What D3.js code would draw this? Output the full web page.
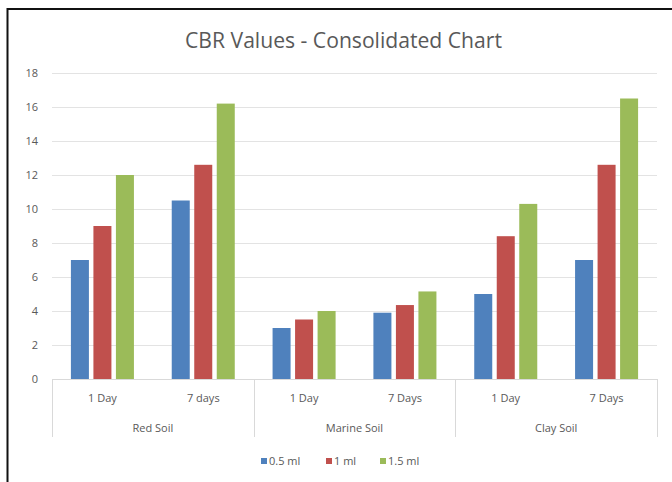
<!DOCTYPE html>
<html>
<head>
<meta charset="utf-8">
<script src="https://cdn.jsdelivr.net/npm/d3@7"></script>
<style>
  body { margin: 0; background: #fff; }
  text { font-family: "Open Sans", "Liberation Sans", sans-serif; fill: #595959; }
</style>
</head>
<body>
<svg id="chart" width="672" height="482"></svg>
<script>
// chart data
const groups = ["Red Soil", "Marine Soil", "Clay Soil"];
const periods = [["1 Day", "7 days"], ["1 Day", "7 Days"], ["1 Day", "7 Days"]];
const seriesNames = ["0.5 ml", "1 ml", "1.5 ml"];
const s05 = [7, 10.5, 3, 3.9, 5, 7];
const s10 = [9, 12.6, 3.5, 4.35, 8.4, 12.6];
const s15 = [12, 16.2, 4, 5.15, 10.3, 16.5];
const yTicks = [0, 2, 4, 6, 8, 10, 12, 14, 16, 18];
const colors = ["#4F81BD", "#C0504D", "#9BBB59"];

const svg = d3.select("#chart");

// outer black frame (image is cropped on right/bottom)
svg.append("rect")
  .attr("x", 7.5).attr("y", 9)
  .attr("width", 680).attr("height", 490)
  .attr("fill", "none").attr("stroke", "#111").attr("stroke-width", 2);

const plotL = 52, plotR = 657, plotT = 73, plotB = 379;

const y = d3.scaleLinear().domain([0, 18]).range([plotB, plotT]);
const xGroup = d3.scaleBand().domain(groups).range([plotL, plotR]);
const xCat = d3.scaleBand().domain([0, 1]).range([0, xGroup.bandwidth()]);
const xBar = d3.scaleBand().domain(seriesNames).range([0, xCat.bandwidth()])
  .paddingInner(0.2).paddingOuter(0.84);

// gridlines
svg.append("g")
  .selectAll("line")
  .data(yTicks.filter(d => d > 0))
  .join("line")
  .attr("x1", plotL).attr("x2", plotR)
  .attr("y1", d => Math.round(y(d)) + 0.5).attr("y2", d => Math.round(y(d)) + 0.5)
  .attr("stroke", "#e3e3e3").attr("stroke-width", 1);

// y axis labels
svg.append("g")
  .selectAll("text")
  .data(yTicks)
  .join("text")
  .attr("x", 38)
  .attr("y", d => y(d))
  .attr("dy", "0.35em")
  .attr("text-anchor", "end")
  .attr("font-size", 11)
  .text(d => d);

// bars
const rows = [];
groups.forEach((g, gi) => {
  periods[gi].forEach((p, pi) => {
    const i = gi * 2 + pi;
    [s05, s10, s15].forEach((s, si) => {
      rows.push({ group: g, pi: pi, series: seriesNames[si], si: si, value: s[i] });
    });
  });
});

svg.append("g")
  .selectAll("rect")
  .data(rows)
  .join("rect")
  .attr("x", d => xGroup(d.group) + xCat(d.pi) + xBar(d.series))
  .attr("y", d => y(d.value))
  .attr("width", xBar.bandwidth())
  .attr("height", d => y(0) - y(d.value))
  .attr("fill", d => colors[d.si]);

// x axis line
svg.append("line")
  .attr("x1", plotL).attr("x2", plotR)
  .attr("y1", plotB + 0.5).attr("y2", plotB + 0.5)
  .attr("stroke", "#d9d9d9");

// group separators
const seps = groups.map(g => xGroup(g)).concat([plotR]);
svg.append("g")
  .selectAll("line")
  .data(seps)
  .join("line")
  .attr("x1", d => Math.round(d) + 0.5).attr("x2", d => Math.round(d) + 0.5)
  .attr("y1", plotB).attr("y2", 437)
  .attr("stroke", "#d9d9d9");

// period labels
const catLabels = [];
groups.forEach((g, gi) => periods[gi].forEach((p, pi) => catLabels.push({ g, pi, p })));
svg.append("g")
  .selectAll("text")
  .data(catLabels)
  .join("text")
  .attr("x", d => xGroup(d.g) + xCat(d.pi) + xCat.bandwidth() / 2)
  .attr("y", 398)
  .attr("dy", "0.35em")
  .attr("text-anchor", "middle")
  .attr("font-size", 11)
  .text(d => d.p);

// group labels
svg.append("g")
  .selectAll("text")
  .data(groups)
  .join("text")
  .attr("x", d => xGroup(d) + xGroup.bandwidth() / 2)
  .attr("y", 428)
  .attr("dy", "0.35em")
  .attr("text-anchor", "middle")
  .attr("font-size", 11)
  .text(d => d);

// title
const title = svg.append("text")
  .attr("x", 343.5).attr("y", 41)
  .attr("dy", "0.35em")
  .attr("text-anchor", "middle")
  .attr("font-size", 18)
  .text("CBR Values - Consolidated Chart");
const tw = title.node().getComputedTextLength();
title.attr("font-size", 18 * 317 / tw);

// legend
const legendX = [261, 326, 380];
const legend = svg.append("g")
  .selectAll("g")
  .data(seriesNames)
  .join("g")
  .attr("transform", (d, i) => `translate(${legendX[i]},461)`);
legend.append("rect")
  .attr("x", 0).attr("y", -3)
  .attr("width", 6).attr("height", 6)
  .attr("fill", (d, i) => colors[i]);
legend.append("text")
  .attr("x", 8).attr("y", 0)
  .attr("dy", "0.35em")
  .attr("font-size", 11)
  .text(d => d);
</script>
</body>
</html>
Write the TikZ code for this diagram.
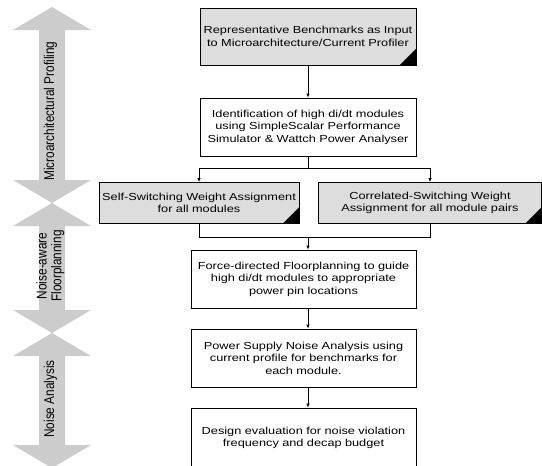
\documentclass[tikz,border=0pt]{standalone}
\usepackage{fontspec}
\setmainfont{Liberation Sans}
\newfontfamily\boxfont[FakeStretch=1.25]{Liberation Sans}
\usetikzlibrary{arrows.meta}
\definecolor{boxgray}{RGB}{221,221,221}
\definecolor{bandgray}{RGB}{204,204,204}
\newcommand{\phaselabel}[1]{\scalebox{1}[1.2]{\begin{tabular}{@{}c@{}}#1\end{tabular}}}
\tikzset{
	stepbox/.style={draw, line width=0.8pt, inner sep=0pt, align=center,
		font={\boxfont\fontsize{10.2}{12.5}\selectfont}},
	shaded/.style={stepbox, fill=boxgray},
	band/.style={fill=bandgray},
	phase/.style={rotate=90, inner sep=0pt, font={\fontsize{11.8}{12.5}\selectfont}},
	link/.style={line width=0.8pt, -{Latex[length=4pt, width=3.5pt]}}
}

\begin{document}
\begin{tikzpicture}[x=1pt, y=-1pt, line width=0.8pt]
	\useasboundingbox (0,0) rectangle (542,466);
	
	% phase bands
	\foreach \a/\b in {7/203, 203/333, 333/468}
		\fill[band] (52,\a) -- (91,\a+23) -- (65,\a+23) -- (65,\b-23) -- (91,\b-23)
			-- (52,\b) -- (13,\b-23) -- (39,\b-23) -- (39,\a+23) -- (13,\a+23) -- cycle;
	\node[phase] (prof) at (51,111) {\phaselabel{Microarchitectural Profiling}};
	\node[phase] (plan) at (51,266) {\phaselabel{Noise-aware\\Floorplanning}};
	\node[phase] (anal) at (51,399) {\phaselabel{Noise Analysis}};
	
	% flow
	\node[shaded, text width=216pt, minimum height=57pt] (bench) at (308,36.5)
		{Representative Benchmarks as Input\\to Microarchitecture/Current Profiler};
	\node[stepbox, text width=216pt, minimum height=58pt] (ident) at (308,127)
		{Identification of high di/dt modules\\using SimpleScalar Performance\\Simulator \& Wattch Power Analyser};
	\node[shaded, text width=200pt, minimum height=41pt] (selfw) at (199,203)
		{Self-Switching Weight Assignment\\for all modules};
	\node[shaded, text width=223pt, minimum height=41pt] (corrw) at (430,203)
		{Correlated-Switching Weight\\Assignment for all module pairs};
	\node[stepbox, text width=225pt, minimum height=58pt] (floor) at (303.5,279)
		{Force-directed Floorplanning to guide\\high di/dt modules to appropriate\\power pin locations};
	\node[stepbox, text width=225pt, minimum height=58pt] (noise) at (303.5,358)
		{Power Supply Noise Analysis using\\current profile for benchmarks for\\each module.};
	\node[stepbox, text width=225pt, minimum height=60pt] (evalu) at (303.5,438)
		{Design evaluation for noise violation\\frequency and decap budget};
	
	% black corner marks
	\foreach \n in {bench, selfw, corrw}
		\fill (\n.south east) -- ++(-17,0) -- ++(17,-17) -- cycle;
	
	\coordinate (split) at (308,168);
	\coordinate (merge) at (308,237);
	
	\draw[link] (bench) -- (ident);
	\draw (ident) -- (split);
	\draw[link] (split) -| (selfw);
	\draw[link] (split) -| (corrw);
	\draw (selfw) |- (merge);
	\draw (corrw) |- (merge);
	\draw[link] (merge) -- (merge |- floor.north);
	\draw[link] (floor.south -| merge) -- (noise.north -| merge);
	\draw[link] (noise.south -| merge) -- (evalu.north -| merge);
\end{tikzpicture}
\end{document}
*****
■ **Required task**
Beginning with the line above that contains "Write the TikZ code for this diagram." and finishing with the line that contains "(0,0) rectangle (542,466);", print those lines exactly and only. Skip all pictures.

■ **Response for this exercise**
Write the TikZ code for this diagram.
\documentclass[tikz,border=0pt]{standalone}
\usepackage{fontspec}
\setmainfont{Liberation Sans}
\newfontfamily\boxfont[FakeStretch=1.25]{Liberation Sans}
\usetikzlibrary{arrows.meta}
\definecolor{boxgray}{RGB}{221,221,221}
\definecolor{bandgray}{RGB}{204,204,204}
\newcommand{\phaselabel}[1]{\scalebox{1}[1.2]{\begin{tabular}{@{}c@{}}#1\end{tabular}}}
\tikzset{
	stepbox/.style={draw, line width=0.8pt, inner sep=0pt, align=center,
		font={\boxfont\fontsize{10.2}{12.5}\selectfont}},
	shaded/.style={stepbox, fill=boxgray},
	band/.style={fill=bandgray},
	phase/.style={rotate=90, inner sep=0pt, font={\fontsize{11.8}{12.5}\selectfont}},
	link/.style={line width=0.8pt, -{Latex[length=4pt, width=3.5pt]}}
}

\begin{document}
\begin{tikzpicture}[x=1pt, y=-1pt, line width=0.8pt]
	\useasboundingbox (0,0) rectangle (542,466);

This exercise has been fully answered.